When Alexis fell off the hay elevator and fractured her skull, Dad kept Tyne and I calm. I called 911 and he stayed with her in the barn, completely calm, making sure her head was stabilized and that no one moved her until the ambulance got there.
There were other times that I don't remember, but have heard stories about.
While I was telling him about the things I remembered him doing for us, we both cried again. He didn't stay on the phone long, but I was glad I had called. That was the last time I talked to him before he died. I bought him a father's day card, but I never took it over to him. I asked the funeral home to burn it with him.

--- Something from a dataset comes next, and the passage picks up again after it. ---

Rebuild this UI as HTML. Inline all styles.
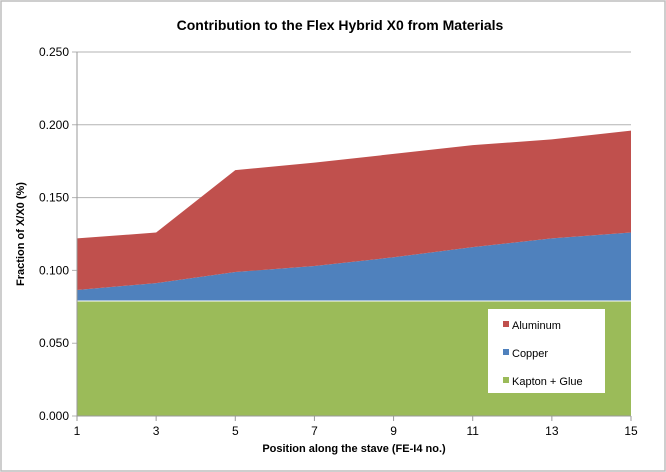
<!DOCTYPE html>
<html><head><meta charset="utf-8"><style>
body{margin:0;background:#fff;}
svg{display:block;font-family:"Liberation Sans",sans-serif;}
</style></head><body>
<svg id="c" width="666" height="472" xmlns="http://www.w3.org/2000/svg">
<rect x="1" y="1" width="664" height="470" fill="#fff" stroke="#bdbdbd" stroke-width="1.5"/>
<text x="340" y="30" text-anchor="middle" font-size="14" font-weight="bold">Contribution to the Flex Hybrid X0 from Materials</text>
<g id="grid"></g><g id="areas"></g><g id="axes"></g>
<text transform="translate(24,234) rotate(-90)" text-anchor="middle" font-size="11" font-weight="bold">Fraction of X/X0 (%)</text>
<text x="354" y="452" text-anchor="middle" font-size="11" font-weight="bold">Position along the stave (FE-I4 no.)</text>
<g>
<rect x="488" y="309" width="117" height="84" fill="#fff"/>
<rect x="503" y="321" width="6" height="6" fill="#c0504d"/>
<text x="512" y="329" font-size="11">Aluminum</text>
<rect x="503" y="349" width="6" height="6" fill="#4f81bd"/>
<text x="512" y="357" font-size="11">Copper</text>
<rect x="503" y="377" width="6" height="6" fill="#9bbb59"/>
<text x="512" y="385" font-size="11">Kapton + Glue</text>
</g>
</svg>
<script>
const positions=[1,3,5,7,9,11,13,15];
const kapton=[0.079,0.079,0.079,0.079,0.079,0.079,0.079,0.079];
const copper=[0.0075,0.0123,0.0199,0.024,0.030,0.037,0.043,0.047];
const aluminum=[0.0355,0.0347,0.070,0.071,0.071,0.070,0.068,0.070];
const yTicks=[0,0.05,0.1,0.15,0.2,0.25];
const xTicks=[1,3,5,7,9,11,13,15];
const L=77,R=631,T=52,B=416;
const NS="http://www.w3.org/2000/svg";
const xs=v=>L+(v-1)/14*(R-L);
const ys=v=>B-v/0.25*(B-T);
function mk(t,a,p){const e=document.createElementNS(NS,t);for(const k in a)e.setAttribute(k,a[k]);p.appendChild(e);return e;}
const grid=document.getElementById('grid'),areas=document.getElementById('areas'),axes=document.getElementById('axes');
yTicks.forEach(v=>{
 const g=mk('line',{x1:L-5,x2:R,y1:ys(v),y2:ys(v),stroke:'#b3b3b3','stroke-width':1},grid);
 
 
 const t=mk('text',{x:L-8,y:ys(v)+4,'text-anchor':'end','font-size':12},axes);t.textContent=v.toFixed(3);
 
 
});
const series=[{n:'kapton',d:kapton,c:'#9bbb59'},{n:'copper',d:copper,c:'#4f81bd'},{n:'aluminum',d:aluminum,c:'#c0504d'}];
let base=positions.map(()=>0);
const tops=[];
series.forEach(s=>{
 const top=base.map((b,i)=>b+s.d[i]);
 tops.push(top);
 let pts=positions.map((p,i)=>xs(p)+','+ys(top[i]));
 pts=pts.concat(positions.slice().reverse().map((p,j)=>{const i=positions.length-1-j;return xs(p)+','+ys(base[i]);}));
 const a=mk('polygon',{points:pts.join(' '),fill:s.c},areas);
 
 
 base=top;
});
const kl=mk('polyline',{points:positions.map((p,i)=>xs(p)+','+ys(tops[0][i])).join(' '),fill:'none',stroke:'#fff','stroke-width':1},areas);


const ax=mk('line',{x1:L,x2:L,y1:T,y2:B,stroke:'#999'},axes);


const bx=mk('line',{x1:L,x2:R,y1:B,y2:B,stroke:'#999'},axes);


xTicks.forEach(v=>{
 const tk=mk('line',{x1:xs(v),x2:xs(v),y1:B,y2:B+5,stroke:'#999'},axes);
 
 
 const t=mk('text',{x:xs(v),y:B+19,'text-anchor':'middle','font-size':12},axes);t.textContent=v;
 
 
});
</script>
</body></html>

The night after he died, I couldn't sleep. Mom couldn't either. We just stayed up and talked. We were talking about how behind he was on all of his payments, and Mom mentioned something my aunt's boyfriend had said. Dad was too proud to ask for help. It used to be that he'd call Mom when he needed help figuring out a budget or something, but as bills piled up, and he lost control, he couldn't bring himself to ask anymore. I can't be mad at him for leaving so much debt, and letting his life insurance lapse. I just can't. All I can think about is him, alone, trying to pay his bills, but constantly being hounded for money by my cousin or other leaches that saw him as an easy mark. What was he going to do? Help his niece or pay the water bill? He helped his niece. He helped people he thought needed him. Once, when he knew I needed some money but knew I wouldn't ask, he said to me, "I want to give you this. I want to help you, because you never ask me for anything. You're independent, just like me."
I thought I slept last night. I hadn't slept in about 30 hours, so I took 3 Ambien out of desperation since 3 am rolled around and I still couldn't keep my eyes closed. I thought I slept, but Mom told me I was yelling out in my sleep all night. Bryan said I calmed down around 8 am. Mom still couldn't sleep and was up and around all night, and she said at one point she put her hand on me and asked if I was alright. I don't remember any of this, but apparently I told her no. And I'm not. I'm trying to be, but I have this overwhelming feeling of guilt that I'm having problems with. I need to go see Peg, my therapist. She knows all about my situation. She was my therapist during the worst of things, and helped me get past the uncontrollable anger I felt. I need her to help me again. Should I have made more of an effort to keep him involved in my life? Is it ok that I was still kind of mad at him? How the hell do I work through all of these goddamn contradictions?? I HATE HATE HATE feeling this way. I wish someone would give me a pill to make me stop feeling. I wish I could have seen him before he died.
On the car ride home tonight, I took the opportunity to really let stuff out. I cried, hard. I screamed and screamed and screamed until my throat hurt and I thought I would puke. I'm in pain, and I don't know what to do.
I love you, Dad. I'm going to miss you.